GIVEN DATA ▸
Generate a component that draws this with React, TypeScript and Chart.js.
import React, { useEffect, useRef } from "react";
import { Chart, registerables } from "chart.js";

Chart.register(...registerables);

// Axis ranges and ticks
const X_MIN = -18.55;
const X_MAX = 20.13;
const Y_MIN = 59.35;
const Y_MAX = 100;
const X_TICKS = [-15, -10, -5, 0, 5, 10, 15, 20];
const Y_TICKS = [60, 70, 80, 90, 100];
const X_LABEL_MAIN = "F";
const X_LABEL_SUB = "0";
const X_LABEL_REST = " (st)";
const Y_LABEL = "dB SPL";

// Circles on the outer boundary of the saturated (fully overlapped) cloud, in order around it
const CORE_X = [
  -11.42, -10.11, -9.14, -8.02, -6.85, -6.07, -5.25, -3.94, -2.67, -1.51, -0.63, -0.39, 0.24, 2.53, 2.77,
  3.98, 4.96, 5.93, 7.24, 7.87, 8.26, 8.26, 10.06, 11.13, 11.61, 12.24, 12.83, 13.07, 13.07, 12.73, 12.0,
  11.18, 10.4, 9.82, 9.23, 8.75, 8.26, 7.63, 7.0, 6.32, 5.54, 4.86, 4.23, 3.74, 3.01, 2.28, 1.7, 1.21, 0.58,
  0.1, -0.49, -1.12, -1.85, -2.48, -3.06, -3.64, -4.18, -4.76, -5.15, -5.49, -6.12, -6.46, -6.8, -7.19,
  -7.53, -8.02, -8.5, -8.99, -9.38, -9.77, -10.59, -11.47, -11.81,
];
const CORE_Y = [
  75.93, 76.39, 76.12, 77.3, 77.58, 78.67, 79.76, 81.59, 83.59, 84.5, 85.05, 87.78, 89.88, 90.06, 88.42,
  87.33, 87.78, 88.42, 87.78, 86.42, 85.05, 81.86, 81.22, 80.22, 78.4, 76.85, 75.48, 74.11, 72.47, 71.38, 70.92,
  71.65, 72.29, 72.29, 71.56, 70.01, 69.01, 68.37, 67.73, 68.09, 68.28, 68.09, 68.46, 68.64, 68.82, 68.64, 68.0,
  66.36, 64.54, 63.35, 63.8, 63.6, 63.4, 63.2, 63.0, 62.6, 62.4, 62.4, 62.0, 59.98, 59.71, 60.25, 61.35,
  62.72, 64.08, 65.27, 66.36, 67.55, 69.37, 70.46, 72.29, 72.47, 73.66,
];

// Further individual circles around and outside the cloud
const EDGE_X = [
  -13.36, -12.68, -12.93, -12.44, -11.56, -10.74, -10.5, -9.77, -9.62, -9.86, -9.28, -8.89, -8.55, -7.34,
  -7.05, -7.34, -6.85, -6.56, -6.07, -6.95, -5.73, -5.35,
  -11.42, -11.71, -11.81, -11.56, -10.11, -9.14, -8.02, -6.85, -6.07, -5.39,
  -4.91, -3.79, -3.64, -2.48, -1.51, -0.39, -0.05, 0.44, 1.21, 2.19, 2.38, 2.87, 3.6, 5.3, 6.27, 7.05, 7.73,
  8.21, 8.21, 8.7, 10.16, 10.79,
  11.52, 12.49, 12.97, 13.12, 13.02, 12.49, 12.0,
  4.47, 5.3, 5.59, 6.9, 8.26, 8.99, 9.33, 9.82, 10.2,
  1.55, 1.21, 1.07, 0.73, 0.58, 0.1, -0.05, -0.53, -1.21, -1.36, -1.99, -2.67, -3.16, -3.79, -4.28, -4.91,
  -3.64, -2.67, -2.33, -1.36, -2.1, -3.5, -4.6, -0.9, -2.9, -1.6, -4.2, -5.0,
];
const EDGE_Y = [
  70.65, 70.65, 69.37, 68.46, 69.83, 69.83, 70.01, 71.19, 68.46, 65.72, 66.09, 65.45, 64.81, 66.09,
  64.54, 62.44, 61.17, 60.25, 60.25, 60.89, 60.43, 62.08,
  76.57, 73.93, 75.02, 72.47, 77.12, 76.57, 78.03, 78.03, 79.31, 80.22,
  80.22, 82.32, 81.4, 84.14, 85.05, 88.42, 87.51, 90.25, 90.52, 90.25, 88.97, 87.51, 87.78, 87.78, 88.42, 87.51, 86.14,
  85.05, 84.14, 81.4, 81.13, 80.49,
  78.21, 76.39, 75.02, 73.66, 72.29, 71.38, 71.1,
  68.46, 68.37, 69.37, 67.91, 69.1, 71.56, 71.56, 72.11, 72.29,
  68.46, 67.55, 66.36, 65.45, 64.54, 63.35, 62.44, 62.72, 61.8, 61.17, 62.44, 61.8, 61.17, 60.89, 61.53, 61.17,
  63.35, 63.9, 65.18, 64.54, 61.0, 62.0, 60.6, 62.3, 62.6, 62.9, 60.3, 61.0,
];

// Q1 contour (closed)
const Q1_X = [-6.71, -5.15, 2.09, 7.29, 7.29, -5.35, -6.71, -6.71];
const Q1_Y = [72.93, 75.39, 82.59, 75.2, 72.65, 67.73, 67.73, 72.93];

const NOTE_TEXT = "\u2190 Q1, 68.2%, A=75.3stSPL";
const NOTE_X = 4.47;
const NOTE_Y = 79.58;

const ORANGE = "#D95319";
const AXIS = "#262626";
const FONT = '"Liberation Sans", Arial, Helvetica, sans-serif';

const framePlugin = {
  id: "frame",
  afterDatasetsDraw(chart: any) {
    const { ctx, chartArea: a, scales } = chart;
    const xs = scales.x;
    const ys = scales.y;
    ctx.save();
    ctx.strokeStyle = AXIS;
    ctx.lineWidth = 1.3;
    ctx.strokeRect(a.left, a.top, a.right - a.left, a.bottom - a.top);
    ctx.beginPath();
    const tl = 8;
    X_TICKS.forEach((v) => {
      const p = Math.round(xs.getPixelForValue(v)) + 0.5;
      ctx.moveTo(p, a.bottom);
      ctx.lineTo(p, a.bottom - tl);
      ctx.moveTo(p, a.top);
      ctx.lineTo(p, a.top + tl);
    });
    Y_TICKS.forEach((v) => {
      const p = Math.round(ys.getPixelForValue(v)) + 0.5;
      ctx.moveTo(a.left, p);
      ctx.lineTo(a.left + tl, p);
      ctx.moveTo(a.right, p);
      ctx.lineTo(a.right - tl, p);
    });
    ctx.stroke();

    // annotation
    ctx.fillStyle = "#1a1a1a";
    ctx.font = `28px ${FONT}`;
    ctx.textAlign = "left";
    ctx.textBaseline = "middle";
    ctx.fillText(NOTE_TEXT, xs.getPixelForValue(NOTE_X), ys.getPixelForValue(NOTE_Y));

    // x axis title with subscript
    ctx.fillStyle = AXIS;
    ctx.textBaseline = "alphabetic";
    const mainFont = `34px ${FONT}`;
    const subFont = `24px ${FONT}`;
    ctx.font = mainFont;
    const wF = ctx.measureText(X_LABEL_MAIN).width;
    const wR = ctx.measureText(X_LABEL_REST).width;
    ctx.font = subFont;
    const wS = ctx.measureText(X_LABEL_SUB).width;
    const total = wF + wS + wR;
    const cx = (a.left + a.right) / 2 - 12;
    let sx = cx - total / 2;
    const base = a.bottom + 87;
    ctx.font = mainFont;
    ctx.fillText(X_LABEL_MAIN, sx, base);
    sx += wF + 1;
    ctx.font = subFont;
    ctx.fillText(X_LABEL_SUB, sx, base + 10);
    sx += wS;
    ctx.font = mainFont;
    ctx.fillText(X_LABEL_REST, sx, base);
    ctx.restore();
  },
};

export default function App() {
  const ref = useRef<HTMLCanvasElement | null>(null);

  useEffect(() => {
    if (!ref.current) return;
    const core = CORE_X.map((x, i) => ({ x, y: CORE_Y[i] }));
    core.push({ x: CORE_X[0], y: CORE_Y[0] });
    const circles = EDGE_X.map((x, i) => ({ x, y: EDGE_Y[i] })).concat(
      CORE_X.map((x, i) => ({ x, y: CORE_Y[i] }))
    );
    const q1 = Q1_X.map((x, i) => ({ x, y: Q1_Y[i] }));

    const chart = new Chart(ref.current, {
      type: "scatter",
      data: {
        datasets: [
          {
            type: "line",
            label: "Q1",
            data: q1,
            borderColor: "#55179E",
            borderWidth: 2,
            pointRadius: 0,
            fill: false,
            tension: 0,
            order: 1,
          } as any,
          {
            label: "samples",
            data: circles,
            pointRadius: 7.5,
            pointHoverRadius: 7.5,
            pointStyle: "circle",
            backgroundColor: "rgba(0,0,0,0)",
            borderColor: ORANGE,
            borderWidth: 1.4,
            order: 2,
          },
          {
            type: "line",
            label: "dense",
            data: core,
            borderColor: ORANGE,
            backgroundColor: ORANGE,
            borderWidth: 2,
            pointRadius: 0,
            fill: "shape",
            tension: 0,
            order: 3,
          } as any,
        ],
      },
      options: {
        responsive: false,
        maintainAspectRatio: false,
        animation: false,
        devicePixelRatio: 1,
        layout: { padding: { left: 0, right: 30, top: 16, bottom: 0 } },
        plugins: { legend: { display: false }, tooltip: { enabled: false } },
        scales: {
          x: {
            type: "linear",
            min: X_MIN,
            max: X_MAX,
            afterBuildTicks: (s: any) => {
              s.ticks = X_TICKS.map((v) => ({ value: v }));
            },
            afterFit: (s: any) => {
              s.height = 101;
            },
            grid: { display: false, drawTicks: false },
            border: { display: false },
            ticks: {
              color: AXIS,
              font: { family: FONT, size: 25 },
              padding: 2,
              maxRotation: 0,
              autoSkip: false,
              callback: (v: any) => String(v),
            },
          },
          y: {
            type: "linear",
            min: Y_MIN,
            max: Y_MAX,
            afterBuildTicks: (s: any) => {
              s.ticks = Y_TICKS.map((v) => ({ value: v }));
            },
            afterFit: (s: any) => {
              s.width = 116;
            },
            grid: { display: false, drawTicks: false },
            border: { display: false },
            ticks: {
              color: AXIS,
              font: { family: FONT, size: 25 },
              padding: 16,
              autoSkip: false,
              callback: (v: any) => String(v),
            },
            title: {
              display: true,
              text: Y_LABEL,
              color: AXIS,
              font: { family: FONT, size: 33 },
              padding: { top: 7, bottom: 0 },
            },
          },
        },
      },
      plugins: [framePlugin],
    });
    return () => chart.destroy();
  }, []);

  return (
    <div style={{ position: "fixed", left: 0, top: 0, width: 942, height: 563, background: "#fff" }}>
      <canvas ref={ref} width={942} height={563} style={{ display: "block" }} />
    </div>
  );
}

DESCRIPTION OF THE TASK ▸ Reproduce exactly, please, only the lines from the start of the data above to the line that contains "Chart.register(...registerables);", with both ends kept.

ANSWER FOR THIS EXERCISE ▸
Generate a component that draws this with React, TypeScript and Chart.js.
import React, { useEffect, useRef } from "react";
import { Chart, registerables } from "chart.js";

Chart.register(...registerables);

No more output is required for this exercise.